I know this is wanting to have my cake and eat it. On the one hand, I want sports sims to be a window on the sports that have increasingly colonized my spare time. While I have fond memories of games like Tecmo Bowl, I harbor no desire to go back to the days when some fast fingers on the D-pad could turn every kick returner into Devin Hester. My enjoyment and appreciation of sports is enhanced by good sims, and vice versa. For me to be invested in a sports game, it has to feel authentic.
Emphasis on feel. I don't necessarily want a simulation that produces the most realistic outcomes, but one that convinces me of its realism while I am playing it, which means one that flatters my own distorted view of the sport. For instance, I tend to watch the Blackhawks, the Penguins, and the Bruins. The kind of hockey I want to play is the kind I'm seeing right now between the Penguins and Bruins, with fast play, good passes, and tough battles around the blue line. To me, that's hockey, and that's what I'm not seeing enough of in NHL 11.
But here's the rub: my NHL 11 avatar isn't playing with any of these teams. He's playing with the Florida Panthers, a team that in real life is enjoying a profoundly undistinguished season. So I'm left wondering whether the simulation is flawed, because my fictional Panthers don't play like the Penguins do on TV, or if the game is accurately illustrating the difference between a good team and a middling one. On TV, the Penguins and Bruins are executing plays and slapping passes across the ice. My Panthers flail a lot, and seem genuinely bewildered by the movement of the puck.
Then there is my own imperfect contribution to the game's drama. NHL 11 is the first hockey game I've played since the Super Nintendo, and I'm semi-competent at best. Rob Zacny, left wing for the Florida Panthers, is one of the league leaders in penalty minutes and turnovers. He has a tendency to get frustrated and has twice injured his shoulder delivering vicious body checks to the glass. He's officially designated a playmaker, but he doesn't make plays so much as he shells opposing goal tenders with pucks. When his coach implores him to "make better passes out there," he often hears, "Go and kick somebody's ass." His play has steadily improved throughout his rookie season, but he still poses a problem for me as I consider my game settings. Do I want realism, even if it makes my avatar an unrealistically inept player? Or do I want a forgiving, slightly too-easy sim where I can get the hang of my position?

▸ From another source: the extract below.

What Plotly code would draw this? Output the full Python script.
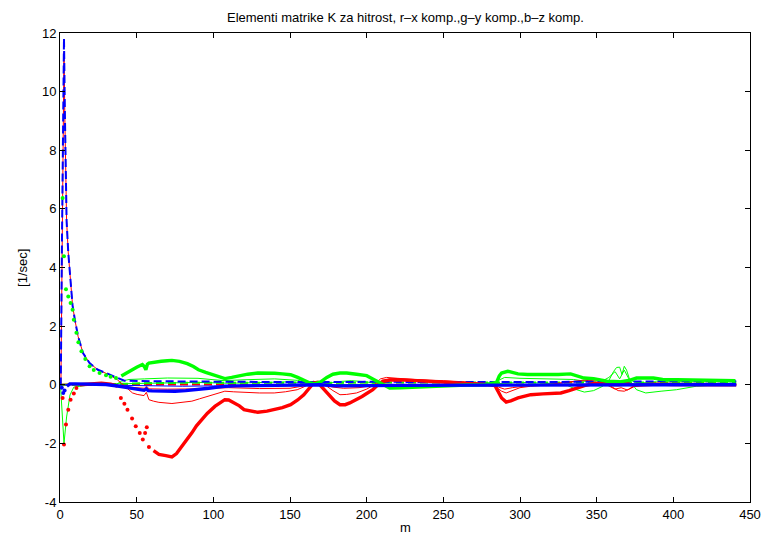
import plotly.graph_objects as go

# ---------------- data ----------------
red_thick_x = [0.5, 1.7, 2.6, 3.9, 5.4, 6.9, 9, 10.7, 13, 20,
               27, 33, 37.6, 39.7, 42, 44, 47, 49.4, 52, 54,
               55.5, 56.6, 58, 61, 64.5, 69, 73, 76, 79.5, 83,
               86, 89, 92.4, 96, 101, 104, 107.5, 110, 114, 117,
               120, 125, 129, 135, 139.7, 145, 150.4, 155, 159, 162,
               165.4, 168, 171, 176, 179, 182.6, 186, 189, 193.4, 197,
               200, 204, 207, 210.6, 215, 219, 230, 240.7, 250, 262,
               272, 280, 283.7, 285.8, 288, 291, 294, 298.7, 303, 307,
               315, 326.6, 332, 337, 342, 348, 355, 364, 370, 375,
               380, 390, 400, 420, 441]
red_thick_y = [0, -0.45, -2.04, -1.36, -0.85, -0.51, -0.3, -0.11, 0, 0.03,
               0.05, 0.02, -0.05, -0.45, -0.65, -0.85, -1.15, -1.42, -1.65, -1.87,
               -1.65, -1.45, -2.12, -2.25, -2.38, -2.42, -2.46, -2.35, -2.1, -1.88,
               -1.64, -1.4, -1.19, -0.98, -0.74, -0.62, -0.51, -0.52, -0.62, -0.72,
               -0.85, -0.9, -0.94, -0.9, -0.85, -0.78, -0.68, -0.52, -0.34, -0.15,
               0.06, 0.08, -0.1, -0.4, -0.55, -0.68, -0.68, -0.62, -0.51, -0.4,
               -0.3, -0.17, -0.02, 0.12, 0.16, 0.17, 0.15, 0.12, 0.09, 0.06,
               0.02, 0, -0.03, -0.22, -0.45, -0.59, -0.55, -0.45, -0.38, -0.34,
               -0.31, -0.28, -0.2, -0.11, -0.03, 0.04, 0.02, 0, 0.03, -0.02,
               0, 0.02, 0.01, 0, 0]

green_thick_x = [1.7, 2.6, 3.9, 5.4, 6.9, 8.2, 9, 10.7, 12, 14,
                 16.5, 19.3, 22, 25.8, 30, 33, 36.5, 40, 43, 47,
                 50, 53.7, 55, 56, 57, 58, 62, 66, 70, 73,
                 78, 83, 87, 90.3, 95, 100, 104, 107.5, 112, 118,
                 122.5, 129, 135, 140, 145, 150.4, 155, 159, 163, 166,
                 170, 174, 178, 182.6, 187, 193.4, 200, 204, 208.5, 212,
                 215, 222, 230, 240, 251.4, 265, 277, 284.7, 286.5, 288,
                 292, 298.7, 305, 316, 325, 333, 338, 341.7, 348, 356.8,
                 365, 371.8, 376, 387, 393, 410, 425, 440.5]
green_thick_y = [6.37, 4.38, 3.26, 3.01, 2.79, 2.56, 2.22, 1.77, 1.45, 1.14,
                 0.88, 0.63, 0.5, 0.4, 0.32, 0.27, 0.23, 0.3, 0.4, 0.5,
                 0.6, 0.69, 0.62, 0.51, 0.7, 0.74, 0.78, 0.8, 0.82, 0.83,
                 0.8, 0.72, 0.62, 0.51, 0.42, 0.33, 0.26, 0.21, 0.25, 0.32,
                 0.36, 0.4, 0.4, 0.39, 0.37, 0.34, 0.25, 0.15, 0.06, 0.03,
                 0.1, 0.25, 0.36, 0.4, 0.4, 0.36, 0.31, 0.2, 0.06, -0.05,
                 -0.11, -0.1, -0.08, -0.05, -0.03, -0.01, 0, 0.08, 0.3, 0.4,
                 0.46, 0.37, 0.35, 0.34, 0.35, 0.37, 0.3, 0.23, 0.21, 0.12,
                 0.1, 0.16, 0.23, 0.23, 0.18, 0.16, 0.14, 0.14]

blue_thick_x = [0.5, 1.2, 2.1, 3, 4.5, 6.4, 10, 20, 30, 38.7,
                42, 47, 51, 54.8, 56.3, 57.5, 60, 64.5, 70, 75,
                82, 90, 97, 103, 107.5, 115, 125, 140, 155, 165,
                170, 180, 193.4, 205, 220, 260, 300, 350, 400, 441]
blue_thick_y = [0, -0.1, -0.28, -0.2, -0.05, 0.03, 0.03, 0.02, 0.01, -0.05,
                -0.08, -0.12, -0.16, -0.19, -0.14, -0.2, -0.21, -0.22, -0.23, -0.22,
                -0.2, -0.17, -0.12, -0.08, -0.05, -0.04, -0.03, -0.02, 0, 0.02,
                0, -0.04, -0.05, -0.03, -0.02, -0.01, -0.02, 0, 0, 0]

red_thin_a_x = [0, 0.6, 1.3, 2.0, 2.6, 3.2, 3.7, 4.3, 5.4, 6.9,
                8.2, 9.7, 11.8, 15, 19.3, 24.7, 32.2, 37.4, 40, 44,
                47.3, 50.3, 54.8, 56.3, 58, 61, 64.5, 73, 80, 86,
                91, 96.7, 102, 107.5, 113, 120, 130, 139.7, 147, 154.7,
                160, 165.4, 169, 174, 178, 182.6, 187, 193.4, 200, 205,
                209, 213, 220, 235, 251, 265, 281, 285, 288, 291,
                295, 300, 307, 315, 325, 335, 342, 348, 352, 356,
                360, 364, 368, 371, 374, 377, 382, 390, 400, 420,
                441]
red_thin_a_y = [0, 0, 4.0, 9.0, 11.36, 9.0, 7.0, 5.6, 4.5, 3.35,
                2.7, 2.22, 1.65, 1.08, 0.74, 0.51, 0.34, 0.17, 0.05, -0.12,
                -0.28, -0.33, -0.37, -0.26, -0.51, -0.56, -0.6, -0.64, -0.6, -0.56,
                -0.48, -0.39, -0.3, -0.22, -0.24, -0.26, -0.28, -0.28, -0.24, -0.17,
                -0.05, 0.12, 0.05, -0.05, -0.2, -0.34, -0.33, -0.28, -0.15, 0.0,
                0.2, 0.25, 0.22, 0.17, 0.12, 0.06, 0, -0.1, -0.22, -0.28,
                -0.2, -0.1, -0.05, -0.02, 0.05, 0.12, 0.18, 0.2, 0.18, 0.05,
                -0.1, -0.2, -0.22, -0.15, -0.05, 0.02, 0, 0, 0, 0,
                0]

red_thin_b_x = [0, 10, 20, 30, 38, 45, 55, 56.5, 58, 70,
                90, 110, 130, 150, 158, 165, 170, 178, 185, 195,
                205, 210, 215, 230, 250, 270, 282, 286, 290, 295,
                302, 310, 325, 338, 345, 352, 358, 362, 366, 370,
                375, 382, 400, 441]
red_thin_b_y = [0, 0, 0.01, 0, -0.03, -0.08, -0.12, -0.05, -0.14, -0.15,
                -0.14, -0.1, -0.13, -0.12, -0.05, 0.08, 0.02, -0.08, -0.12, -0.1,
                -0.02, 0.12, 0.2, 0.18, 0.14, 0.08, 0.0, -0.08, -0.15, -0.1,
                -0.05, 0, 0.05, 0.1, 0.15, 0.12, -0.05, -0.15, -0.1, -0.18,
                -0.05, 0, 0, 0]

green_thin_a_x = [0.3, 1.5, 2.6, 4.3, 5.5, 6.5, 9, 20, 30, 37,
                  40, 45, 55, 70, 90, 107, 120, 140, 155, 163,
                  170, 180, 190, 200, 208, 215, 225, 240, 260, 280,
                  286, 290, 300, 320, 335, 345, 352, 358, 362, 365,
                  368, 371, 376, 390, 410, 441]
green_thin_a_y = [0, -0.95, -2.0, -1.1, -0.6, -0.35, -0.08, 0, 0, 0.02,
                  0.12, 0.18, 0.2, 0.23, 0.22, 0.14, 0.17, 0.2, 0.15, 0.05,
                  -0.03, 0.1, 0.14, 0.1, 0.0, -0.08, -0.1, -0.07, -0.03, 0.0,
                  0.15, 0.25, 0.22, 0.2, 0.18, 0.1, 0.08, 0.25, 0.45, 0.2,
                  0.5, 0.2, 0.05, 0.1, 0.1, 0.1]

green_thin_b_x = [0, 40, 60, 90, 110, 130, 150, 165, 180, 200,
                  215, 240, 270, 290, 300, 320, 330, 337, 342, 348,
                  354, 358, 361, 363, 365, 366.5, 368, 369.5, 372, 376,
                  382, 392, 402, 415, 430, 441]
green_thin_b_y = [0, 0.03, 0.06, 0.08, 0.05, 0.08, 0.1, 0.05, 0.0, 0.02,
                  -0.06, -0.05, -0.02, 0.05, 0.08, 0.05, 0.0, -0.17, -0.25, -0.2,
                  -0.05, 0.15, 0.45, 0.59, 0.6, 0.35, 0.63, 0.5, 0.1, -0.17,
                  -0.28, -0.22, -0.17, -0.05, 0, 0]

blue_thin_x = [0, 20, 40, 60, 80, 100, 130, 160, 200, 250, 300, 350, 400, 441]
blue_thin_y = [0, 0.01, -0.02, -0.04, -0.05, -0.04, -0.03, -0.01, -0.02, 0, -0.01, 0, 0, 0]

blue_dash_x = [0, 0.5, 1.3, 2.0, 2.6, 3.2, 3.7, 4.3, 5.4, 6.9,
               8.2, 9.7, 11.8, 15, 19.3, 24.7, 32.2, 38.7, 42, 60,
               90, 120, 150, 180, 210, 250, 300, 350, 400, 441]
blue_dash_y = [0, 0, 5.0, 10.0, 11.82, 9.2, 7.1, 5.6, 4.5, 3.35,
               2.7, 2.22, 1.65, 1.08, 0.74, 0.51, 0.34, 0.2, 0.14, 0.12,
               0.1, 0.1, 0.09, 0.1, 0.1, 0.09, 0.09, 0.1, 0.12, 0.12]

green_dash_x = [0, 20, 40, 60, 100, 150, 200, 250, 300, 350, 400, 441]
green_dash_y = [0, 0, 0.03, 0.06, 0.07, 0.07, 0.06, 0.06, 0.06, 0.06, 0.07, 0.08]

red_dash_x = [0, 20, 40, 100, 200, 300, 400, 441]
red_dash_y = [0, 0.02, 0.01, 0, 0, 0, 0, 0]

# x-ranges where the thick (point-marker) series shows separate dots
red_sparse = [(1.0, 12.0), (38.0, 59.0)]
green_sparse = [(1.5, 37.0)]
blue_sparse = [(1.0, 4.0)]

x_ticks = [0, 50, 100, 150, 200, 250, 300, 350, 400, 450]
y_ticks = [-4, -2, 0, 2, 4, 6, 8, 10, 12]

title_text = "Elementi matrike K za hitrost, r\u2013x komp.,g\u2013y komp.,b\u2013z komp."
x_label = "m"
y_label = "[1/sec]"

RED, GREEN, BLUE = "#ff0000", "#00ff00", "#0000ff"
FONT = "Liberation Sans, Arial, Helvetica, sans-serif"

fig = go.Figure()


def thin(x, y, c, w=1.0):
    fig.add_trace(go.Scatter(x=x, y=y, mode="lines", line=dict(color=c, width=w),
                             showlegend=False, hoverinfo="skip"))


def dashed(x, y, c, w=2.0):
    fig.add_trace(go.Scatter(x=x, y=y, mode="lines",
                             line=dict(color=c, width=w, dash="8px,4px"),
                             showlegend=False, hoverinfo="skip"))


def thick(x, y, c, sparse):
    flags = [any(a <= xi <= b for a, b in sparse) for xi in x]
    line_y = [None if f else yi for yi, f in zip(y, flags)]
    fig.add_trace(go.Scatter(x=x, y=line_y, mode="lines", connectgaps=False,
                             line=dict(color=c, width=3.4),
                             showlegend=False, hoverinfo="skip"))
    mx = [xi for xi, f in zip(x, flags) if f]
    my = [yi for yi, f in zip(y, flags) if f]
    fig.add_trace(go.Scatter(x=mx, y=my, mode="markers",
                             marker=dict(color=c, size=4, line=dict(width=0)),
                             showlegend=False, hoverinfo="skip"))


dashed(red_dash_x, red_dash_y, RED)
dashed(green_dash_x, green_dash_y, GREEN)
thin(red_thin_b_x, red_thin_b_y, RED)
thin(green_thin_b_x, green_thin_b_y, GREEN)
thin(green_thin_a_x, green_thin_a_y, GREEN)
thin(blue_thin_x, blue_thin_y, BLUE)
thin(red_thin_a_x, red_thin_a_y, RED)
dashed(blue_dash_x, blue_dash_y, BLUE)
thick(red_thick_x, red_thick_y, RED, red_sparse)
thick(green_thick_x, green_thick_y, GREEN, green_sparse)
thick(blue_thick_x, blue_thick_y, BLUE, blue_sparse)

axis_common = dict(showgrid=False, zeroline=False, showline=True, linecolor="black",
                   linewidth=1, mirror="ticks", ticks="inside", ticklen=5,
                   tickcolor="black", tickwidth=1,
                   tickfont=dict(family=FONT, size=13, color="black"))

# The page body adds an 8px offset, so the figure is 8px smaller than the window.
fig.update_layout(
    width=765, height=528,
    margin=dict(l=52, r=15, t=25, b=34, pad=0),
    paper_bgcolor="white", plot_bgcolor="white",
    xaxis=dict(range=[0, 450], tickvals=x_ticks, ticktext=[str(v) for v in x_ticks],
               **axis_common),
    yaxis=dict(range=[-4, 12], tickvals=y_ticks, ticktext=[str(v) for v in y_ticks],
               **axis_common),
    annotations=[
        dict(text=title_text, xref="paper", yref="paper", x=0.5, y=1.033,
             xanchor="center", yanchor="middle", showarrow=False,
             font=dict(family=FONT, size=13, color="black")),
        dict(text=x_label, xref="paper", yref="paper", x=0.5, y=-0.0543,
             xanchor="center", yanchor="middle", showarrow=False,
             font=dict(family=FONT, size=13, color="black")),
        dict(text=y_label, xref="paper", yref="paper", x=-0.0544, y=0.5,
             xanchor="center", yanchor="middle", showarrow=False, textangle=-90,
             font=dict(family=FONT, size=13, color="black")),
    ],
)

fig.write_html("out.html", config={"displayModeBar": False})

For now, I enjoy the slider minigame, because it lets me adjust NHL 11 to reflect how I understand hockey. As I adjust to that new level of simulation, I start to see other areas where it's deficient, and I have new things to watch for during games. As the fictional and real-world hockey seasons continue in near-tandem, my involvement and appreciation for the sport increase. But I can already spot the trouble on the horizon. Even now, there are some little annoyances that sliders can't fix. A penalty that's called just a little too often, or a tendency on the part of the AI to repeat itself on offense. Small things, easy to overlook at first, but eventually they start taking me out of the experience.
And then I'm going to start looking toward NHL 12 and NHL 13 to fix the issues. More sliders, more granular settings. At first I will simply hope, and then I will demand. Because while I'm not a hockey professional, I play one on TV.